Monday, November 05, 2007

Thanksgiving Plans


Holidays are still quite hard for me without my mom because she made them what they were. Sometimes we would spend Thanksgiving in Boone, just the 5 of us, and sometimes we had a few people join us there. Often we traveled to Baltimore and the DC area to spend it with my mom's extended family until my parents decided they never wanted to be on the I-95 corridor during Thanksgiving weekend ever again. The last Thanksgiving in Baltimore was acutally my favorite. Above is a photo taken that year of the second cousins 19 years ago when I was 16. This is the year that my cousin Gabe (bottom row, third from right) taught his sister Welcome (sitting beside him) and Kate and me the wonderful card game Spades.
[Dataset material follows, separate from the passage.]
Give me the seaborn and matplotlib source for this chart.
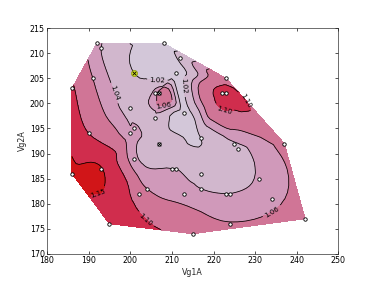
import numpy as np
import pandas as pd
import matplotlib
matplotlib.use("Agg")
import matplotlib.pyplot as plt
import matplotlib.tri as mtri
import seaborn as sns

# --- data ---
vg1a = [192, 193, 208, 212, 201, 211, 223, 191, 186, 206, 207, 222, 223, 200, 213,
        206, 201, 200, 190, 217, 207, 237, 225, 226, 201, 210, 211, 217, 186, 193,
        231, 204, 217, 202, 213, 223, 224, 234, 195, 224, 242, 215]
vg2a = [212, 211, 212, 209, 206, 206, 205, 205, 203, 202, 202, 202, 202, 199, 198,
        197, 195, 194, 194, 193, 192, 192, 192, 191, 189, 187, 187, 186, 186, 187,
        185, 183, 183, 182, 182, 182, 182, 181, 176, 176, 177, 174]
ratio = [1.045, 1.04, 1.015, 1.025, 1.02, 1.008, 1.085, 1.06, 1.105, 1.048, 1.075, 1.115, 1.115, 1.033, 1.012,
         1.033, 1.042, 1.045, 1.10, 1.02, 1.034, 1.068, 1.038, 1.036, 1.045, 1.04, 1.04, 1.034, 1.16, 1.152,
         1.042, 1.06, 1.04, 1.085, 1.05, 1.04, 1.04, 1.052, 1.13, 1.062, 1.085, 1.09]
levels = [0.90, 1.02, 1.04, 1.06, 1.10, 1.15, 1.40]
line_levels = [1.02, 1.04, 1.06, 1.10, 1.15]
band_colors = ["#d3c7d9", "#d1b7cd", "#d099ba", "#d07596", "#d02d4d", "#d11518"]
highlight_pt = (201, 206)
crossed_pts_x = [207, 207]
crossed_pts_y = [202, 192]
x_ticks = [180, 190, 200, 210, 220, 230, 240, 250]
y_ticks = [170, 175, 180, 185, 190, 195, 200, 205, 210, 215]

df = pd.DataFrame({"Vg1A": vg1a, "Vg2A": vg2a, "ratio": ratio})

sns.set_theme(style="ticks")
plt.rcParams.update({
    "font.family": ["DejaVu Sans"],
    "font.size": 12,
    "xtick.direction": "in", "ytick.direction": "in",
    "xtick.top": True, "ytick.right": True,
    "xtick.labelsize": 12, "ytick.labelsize": 12,
    "axes.labelsize": 12,
    "axes.linewidth": 1.0,
})

fig = plt.figure(figsize=(8, 6), dpi=47)
ax = fig.add_axes([0.125, 0.1, 0.775, 0.8])

tri = mtri.Triangulation(df["Vg1A"].astype(float), df["Vg2A"].astype(float))
refiner = mtri.UniformTriRefiner(tri)
interp = mtri.CubicTriInterpolator(tri, df["ratio"].values, kind="geom")
tri_f, z_f = refiner.refine_field(df["ratio"].values, triinterpolator=interp, subdiv=3)

ax.tricontourf(tri_f, z_f, levels=levels, colors=band_colors)
cs = ax.tricontour(tri_f, z_f, levels=line_levels, colors="black", linewidths=1.2)
ax.clabel(cs, fmt="%.2f", fontsize=11,
          manual=[(196, 202), (213.5, 203.5), (206.5, 204.5), (208, 199.5), (227, 200),
                  (223, 199.5), (192, 183), (205, 178), (234, 178.5)])

sns.scatterplot(data=df, x="Vg1A", y="Vg2A", ax=ax, marker="o", s=28,
                facecolor="white", edgecolor="black", linewidth=1.3, legend=False, zorder=5)
ax.scatter([highlight_pt[0]], [highlight_pt[1]], s=90, facecolor="#c8d41e",
           edgecolor="#8a9a10", linewidth=1, zorder=6)
ax.scatter([highlight_pt[0]], [highlight_pt[1]], s=30, marker="x", color="black",
           linewidth=1.2, zorder=7)
ax.scatter(crossed_pts_x, crossed_pts_y, s=30, marker="x", color="black",
           linewidth=1.2, zorder=7)

ax.set_xlim(180, 250)
ax.set_ylim(170, 215)
ax.set_xticks(x_ticks)
ax.set_yticks(y_ticks)
ax.set_xlabel("Vg1A")
ax.set_ylabel("Vg2A")
ax.tick_params(length=4, width=1, colors="black")

fig.savefig("out.png", dpi=47)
The four of us played cards for hours while the adults drank whiskey and told stories. We didn't care what they did, and they didn't care what we did and we all had fun.

To me, Thanksgiving means the more, the merrier. Since my mom died, we haven't settled into a Thanksgiving tradition that we can all count on. And that's ok, because it's time for me to start my own things with David and the kids. But I'm really thrilled because we've lined up what we're going to do this year, and that is to drive up with my dad to his old college friend's Christmas tree farm in VA and spend the day with his family. This is the same friend that recently heard that my dad had died. The same friend whose granddaughter is in Grace's Kindergarten class. Many years ago, when we first moved into our house in Chatham County, my mom told me that S. C. (the daugther of my dad's college friend) also lived in Chatham County, and that there were like 12 things that S. C. and I had in common.

1. We're both named Sarah C.
2. We're both married to guys named David
3. We both have dads named Bill that used to go by Billy
4. We both have the nickname "Birdie"
5. We both have young children around the same age
5. We both live in north Chatham County.
6. We both shop at Lowes Foods
7. We both brush our teeth at night
8. We both like apples

and on and on. S. C. and I never connected until this year at Kindergarten. Her daugther and Grace are in the same class and ever since we discovered that, we've concocted ways to get our dads and daugthers together. B. C. (my dad's friend) had not talked to my dad in years because he (B. C.) was terribly upset about my mom. He was afraid that if he called my dad, he would bring up my mom and that it would upset my dad and then hearing my dad get upset would make him really upset. The rumor about my dad dying got B. C. and my dad talking again. The silence has been broken and now we're all planning to meet up at the Christmas tree farm to eat well, drink well, let the kids run around, play music, and let the two Billys tell all of their old stories. I can't wait.